Way to go!! Her ears are amazing. What a simple, yet ingenious idea, putting the table in the tub like that! I wish I had thought of that all the years I was kneeling on the floor beside the tub totally wrecking my back! Good thinking. She looks great.


----------



## bigpoodleperson (Jul 14, 2009)

You all did a great job!!! She looks amazing (and so does your bathroom!!)!! Nice fluffy girl for the holiday!


----------



## Birdie (Jun 28, 2009)

Wow she looks excellent!  What a beauty. 
And I'm very jealous of your bathroom lol. I wish I could fit a table in my tub because bathing Desmond is so awkward with the short hose and small tub on the ground.


----------



## spoofly (Jan 20, 2010)

I want that bathroom. 

Dog looks nice too ;]


----------



## Aidan (Mar 4, 2009)

I think you did a fantastic job and you have one beautiful dog!


----------



## Ms Stella (Aug 16, 2010)

Thanks!! We are very proud of the clipping and scissoring. I dont know if you all remember, I posted a month ago..with FRIGHT at the thought of using the clippers after I got them..lol But it is safer than I realized. I was sure we would butcher her pretty little face. As far as the bathroom goes..thanks too! It is very old but very spacious.


----------



## Karma'sACat (Jun 1, 2010)

She looks wonderful! You did a great job! And man, I would kill for your bathroom:biggrin1:


----------



## penny_ann (May 29, 2010)

She looks great! That is one spacious shower!


----------



## MericoX (Apr 19, 2009)

Nice job!
And ingenious grooming table! I think I may have to copy it and save myself some money buying one.


----------



## WonderPup (Oct 26, 2008)

Stella is so pretty! Good job! (Oh and I want your bathroom too lol, ahhh what heaven that would be lol)


----------



## MTWaggin (Nov 17, 2010)

She looks FAB! before and after and I agree with others, I'd kill for that shower! LOL Sterling is up for his bath tomorrow and feels much the same as your girl above!


----------



## macker905 (Mar 21, 2010)

Stella is beautiful, she looks so comfy on your duvet, she is lucky to have you and your husband


----------



## PoodleMomAnew (Dec 22, 2010)

I am impressed by everything, your beautiful poodle, your great grooming job and very functional and large bathroom. Wonderful!


----------



## lavillerose (Feb 16, 2011)

I never would have thought to put my table in the bath tub. What a great idea, some groomer I am, not coming up with that! I had been just grooming my dog in a hurry at my work, in between clients, but it's so much nicer to be able to do it at home and take my time!

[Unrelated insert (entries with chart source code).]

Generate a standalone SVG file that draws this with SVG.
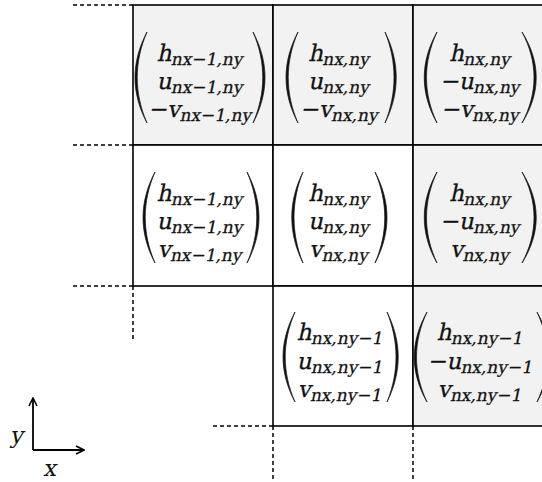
<svg xmlns="http://www.w3.org/2000/svg" width="542" height="482" viewBox="0 0 542 482">
<style>
.cell{stroke:#000;stroke-width:1.6}
.g{fill:#f2f2f2}
.w{fill:#fff}
.par{fill:#111;stroke:#111;stroke-width:0.7;stroke-linejoin:round}
.dash{stroke:#000;stroke-width:1.5;stroke-dasharray:4,3;fill:none}
.ax{stroke:#000;stroke-width:1.8;fill:none}
.t{font-family:"DejaVu Serif","Liberation Serif",serif;font-size:23px;fill:#111;stroke:#111;stroke-width:0.25;text-anchor:middle}
.s{font-size:17px}
.lab{font-family:"DejaVu Serif","Liberation Serif",serif;font-size:23px;fill:#111}
</style>
<defs>
<marker id="arr" viewBox="0 0 10 10" refX="9" refY="5" markerWidth="10" markerHeight="10" markerUnits="userSpaceOnUse" orient="auto">
<path d="M1,1 L9,5 L1,9" fill="none" stroke="#000" stroke-width="1.6"/>
</marker>
</defs>

<g id="cell-r1c1">
<rect class="cell g" x="133" y="5" width="140" height="140"/>
<path class="par" d="M147,32 C131,62 131,93 147,123 C134,93 134,62 147,32 Z"/>
<path class="par" d="M253,32 C269,62 269,93 253,123 C266,93 266,62 253,32 Z"/>
<text class="t" transform="translate(200,61) skewX(-12)">h<tspan class="s" dy="4">nx−1,ny</tspan></text>
<text class="t" transform="translate(200,89) skewX(-12)">u<tspan class="s" dy="4">nx−1,ny</tspan></text>
<text class="t" transform="translate(200,117) skewX(-12)">−v<tspan class="s" dy="4">nx−1,ny</tspan></text>
</g>

<g id="cell-r1c2">
<rect class="cell g" x="273" y="5" width="140" height="140"/>
<path class="par" d="M298,32 C282,62 282,93 298,123 C285,93 285,62 298,32 Z"/>
<path class="par" d="M385,32 C400,62 400,93 385,123 C397,93 397,62 385,32 Z"/>
<text class="t" transform="translate(339,61) skewX(-12)">h<tspan class="s" dy="4">nx,ny</tspan></text>
<text class="t" transform="translate(339,89) skewX(-12)">u<tspan class="s" dy="4">nx,ny</tspan></text>
<text class="t" transform="translate(339,117) skewX(-12)">−v<tspan class="s" dy="4">nx,ny</tspan></text>
</g>

<g id="cell-r1c3">
<rect class="cell g" x="413" y="5" width="140" height="140"/>
<path class="par" d="M437,32 C420,62 420,93 437,123 C423,93 423,62 437,32 Z"/>
<path class="par" d="M522,32 C541,62 541,93 522,123 C538,93 538,62 522,32 Z"/>
<text class="t" transform="translate(480,61) skewX(-12)">h<tspan class="s" dy="4">nx,ny</tspan></text>
<text class="t" transform="translate(480,89) skewX(-12)">−u<tspan class="s" dy="4">nx,ny</tspan></text>
<text class="t" transform="translate(480,117) skewX(-12)">−v<tspan class="s" dy="4">nx,ny</tspan></text>
</g>

<g id="cell-r2c1">
<rect class="cell w" x="133" y="145" width="140" height="141"/>
<path class="par" d="M155,172 C139,202 139,233 155,263 C142,233 142,202 155,172 Z"/>
<path class="par" d="M247,172 C263,202 263,233 247,263 C260,233 260,202 247,172 Z"/>
<text class="t" transform="translate(200,201) skewX(-12)">h<tspan class="s" dy="4">nx−1,ny</tspan></text>
<text class="t" transform="translate(200,229) skewX(-12)">u<tspan class="s" dy="4">nx−1,ny</tspan></text>
<text class="t" transform="translate(200,257) skewX(-12)">v<tspan class="s" dy="4">nx−1,ny</tspan></text>
</g>

<g id="cell-r2c2">
<rect class="cell w" x="273" y="145" width="140" height="141"/>
<path class="par" d="M303,172 C288,202 288,233 303,263 C291,233 291,202 303,172 Z"/>
<path class="par" d="M375,172 C391,202 391,233 375,263 C388,233 388,202 375,172 Z"/>
<text class="t" transform="translate(339,201) skewX(-12)">h<tspan class="s" dy="4">nx,ny</tspan></text>
<text class="t" transform="translate(339,229) skewX(-12)">u<tspan class="s" dy="4">nx,ny</tspan></text>
<text class="t" transform="translate(339,257) skewX(-12)">v<tspan class="s" dy="4">nx,ny</tspan></text>
</g>

<g id="cell-r2c3">
<rect class="cell g" x="413" y="145" width="140" height="141"/>
<path class="par" d="M437,172 C420,202 420,233 437,263 C423,233 423,202 437,172 Z"/>
<path class="par" d="M522,172 C541,202 541,233 522,263 C538,233 538,202 522,172 Z"/>
<text class="t" transform="translate(480,201) skewX(-12)">h<tspan class="s" dy="4">nx,ny</tspan></text>
<text class="t" transform="translate(480,229) skewX(-12)">−u<tspan class="s" dy="4">nx,ny</tspan></text>
<text class="t" transform="translate(480,257) skewX(-12)">v<tspan class="s" dy="4">nx,ny</tspan></text>
</g>

<g id="cell-r3c2">
<rect class="cell w" x="273" y="286" width="140" height="140"/>
<path class="par" d="M295,312 C279,342 279,372 295,402 C282,372 282,342 295,312 Z"/>
<path class="par" d="M387,312 C402,342 402,372 387,402 C399,372 399,342 387,312 Z"/>
<text class="t" transform="translate(340,340) skewX(-12)">h<tspan class="s" dy="4">nx,ny−1</tspan></text>
<text class="t" transform="translate(340,369) skewX(-12)">u<tspan class="s" dy="4">nx,ny−1</tspan></text>
<text class="t" transform="translate(340,397) skewX(-12)">v<tspan class="s" dy="4">nx,ny−1</tspan></text>
</g>

<g id="cell-r3c3">
<rect class="cell g" x="413" y="286" width="140" height="140"/>
<path class="par" d="M427,312 C410,342 410,372 427,402 C413,372 413,342 427,312 Z"/>
<path class="par" d="M537,312 C554,342 554,372 537,402 C551,372 551,342 537,312 Z"/>
<text class="t" transform="translate(480,340) skewX(-12)">h<tspan class="s" dy="4">nx,ny−1</tspan></text>
<text class="t" transform="translate(480,369) skewX(-12)">−u<tspan class="s" dy="4">nx,ny−1</tspan></text>
<text class="t" transform="translate(480,397) skewX(-12)">v<tspan class="s" dy="4">nx,ny−1</tspan></text>
</g>

<g id="connectors">
<path class="dash" d="M73,5 H133 M73,145 H133 M73,286 H133 M133,286 V342 M213,426 H273 M273,426 V482 M413,426 V482"/>
</g>

<g id="axes">
<path class="ax" d="M33,450 V398" marker-end="url(#arr)"/>
<path class="ax" d="M33,450 H84" marker-end="url(#arr)"/>
<text class="lab" transform="translate(10,443) skewX(-12)">y</text>
<text class="lab" transform="translate(43,476) skewX(-12)">x</text>
</g>
</svg>
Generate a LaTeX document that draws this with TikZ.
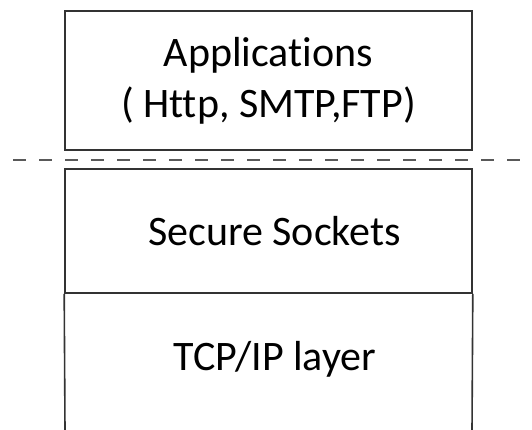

My bathroom is tiny, but luckily I have a small ringside table and a mini, so that might work much better than kneeling in the shower/tub with my girl. My hose didn't quite reach as low as I needed it either. Having the table in it would help a lot.

Thanks for the idea!


----------



## 4Paws (Dec 11, 2010)

You did a fantastic job on Stella! Aren't you glad you have a patient and experienced poodle to learn on? I bet she was great for you. And yes, like everyone has said, very jealous of the bathroom! The tiles are beautiful and that shower looks huge!! Very nice


----------



## Skye (Feb 19, 2010)

Stella looks fabulous! And, I will be moving in to live in your bathroom.:adore::elephant::laugh:


----------



## Chagall's mom (Jan 9, 2010)

Stella looks ravishing after her day in your "home spa"! You're helping me muster my courage to groom Chagall. I just got a grooming table with a noose and a Metro Air Force Dryer; got the scissors, all I need now are the clippers and the nerve!! I think you did a beautiful job on your girl, if I mess up I'll send Chagall over to hide out in your luxurious bathroom until his hair grows back!!


----------